Does your organization use log and metrics data to improve and secure your systems? How do you find managing logs assists your day to day work?
Many organizations look at event data (logs) purely as post-event visibility. Acreto looks at events as mid-event data because we leverage event data, both individually and as a collective to identify and mitigate threat sources -- not just threat events.
Eliminating threat sources actually reduces threat volume, which in turn lowers risk while delivering greater insight due to increasing the signal and reducing noise.
What are common weaknesses in IT security strategies that companies often overlook?
Security Products! The way organizations work today is very different from even a few years ago. Not only are the technologies organizations use highly diverse and distributed, but they are also connected to many third parties.

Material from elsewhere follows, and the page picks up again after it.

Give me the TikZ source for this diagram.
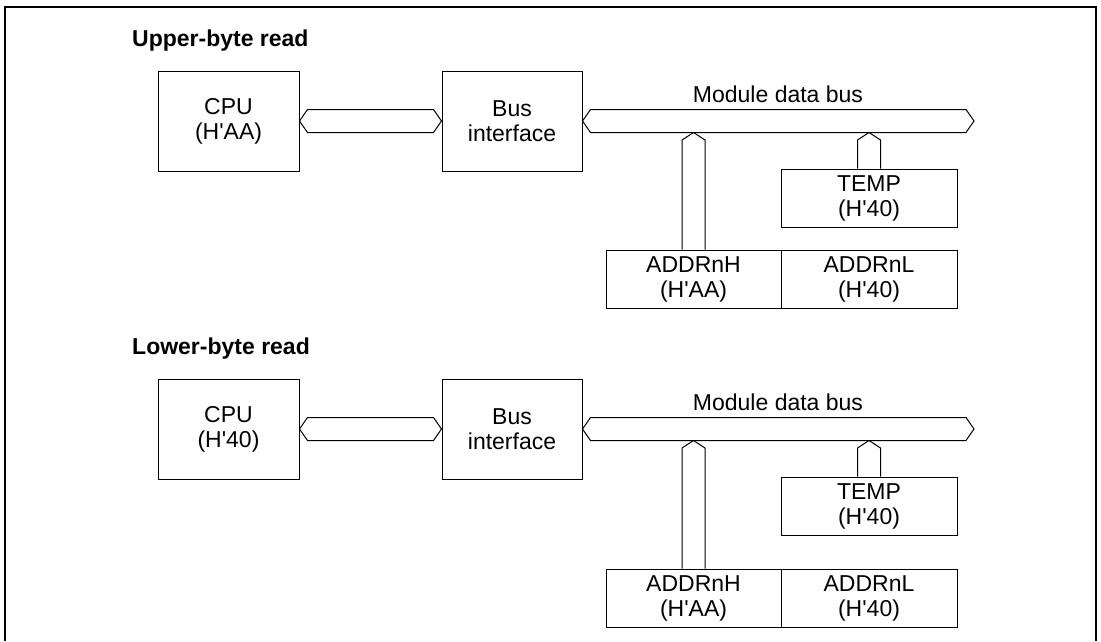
\documentclass[tikz,border=0pt]{standalone}
\usepackage{fontspec}
\setmainfont{Liberation Sans}
\usetikzlibrary{calc}
\tikzset{
  blk/.style={draw, line width=1pt, inner sep=0pt, align=center,
    font=\fontsize{23}{25}\selectfont},
  lbl/.style={inner sep=0pt, font=\fontsize{23}{25}\selectfont},
  ttl/.style={inner sep=0pt, font=\fontsize{23}{25}\selectfont\bfseries},
  busline/.style={draw, line width=1pt, line join=miter},
  frameline/.style={draw, line width=2pt}
}
\newcommand\q{\textquotesingle}
\newcommand\hbus[2]{%
  \draw[busline] (#1) -- ($(#1)+(8,-11.5)$) -- ($(#2)+(-8,-11.5)$) -- (#2)
    -- ($(#2)+(-8,11.5)$) -- ($(#1)+(8,11.5)$) -- cycle;}
\newcommand\vbus[2]{%
  \draw[busline] ($(#2)+(-11.5,0)$) -- ($(#1)+(-11.5,7.5)$) -- (#1)
    -- ($(#1)+(11.5,7.5)$) -- ($(#2)+(11.5,0)$);}
\newcommand\panel[5]{%
  \begin{scope}[yshift=-#2pt]
    \node[ttl, anchor=base west] (#1title) at (132,46) {#3};
    \node[blk, minimum width=141pt, minimum height=100pt] (#1cpu) at (228.5,121) {CPU\\#4};
    \node[blk, minimum width=140pt, minimum height=100pt] (#1bi) at (512,121) {Bus\\interface};
    \node[blk, minimum width=176pt, minimum height=58pt] (#1temp) at (869,198) {TEMP\\(H\q40)};
    \node[blk, minimum width=175pt, minimum height=58pt] (#1addrh) at (693.5,279+#5) {ADDRnH\\(H\q AA)};
    \node[blk, minimum width=176pt, minimum height=58pt] (#1addrl) at (869,279+#5) {ADDRnL\\(H\q40)};
    \node[lbl, anchor=base] (#1mbl) at (778,102) {Module data bus};
    \coordinate (#1mbR) at (974,121);
    \coordinate (#1mbB) at (600,132.5);
  \end{scope}
  \hbus{#1cpu.east}{#1bi.west}
  \hbus{#1bi.east}{#1mbR}
  \coordinate (#1tipH) at (#1addrh.north |- #1mbB);
  \coordinate (#1tipT) at (#1temp.north |- #1mbB);
  \vbus{#1tipH}{#1addrh.north}
  \vbus{#1tipT}{#1temp.north}
}
\begin{document}
\begin{tikzpicture}[x=1pt,y=-1pt]
  \useasboundingbox (0,0) rectangle (1101,641);
  \draw[frameline] (5,641) -- (5,7) -- (1096,7) -- (1096,641);
  \panel{u}{0}{Upper-byte read}{(H\q AA)}{0}
  \panel{l}{308}{Lower-byte read}{(H\q40)}{11}
\end{tikzpicture}
\end{document}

Traditional security products are designed to control what they secure. However, there is no control over third parties or their security.
What are your thoughts on companies looking to prepare for CMMC compliance?
CMMC compliance using today’s one-off technologies is not a reality for many organizations. Especially resource-challenged organizations. Acreto has spent a lot of time addressing CMMC with an extensive assessment workbook that works in conjunction with our “Rapid Compliance” technology.
Together they are designed to deploy quickly and easily address the vast majority of the technology-driven aspects of CMMC without products, logistics or complex implementations.
When augmented with process and documentation, this is the fastest, easiest way to achieve CMMC compliance.
Would you like to share any cybersecurity forecasts or predictions of your own with our readers?
I predict that the product-driven model for delivery of cybersecurity fundamentals will be completely replaced by the security-as-a-utility model in the next three to five years.
When it comes to fundamentals including connectivity, segmentation, zero-trust, security and visibility, investments in traditional cybersecurity products will soon not survive their amortization period.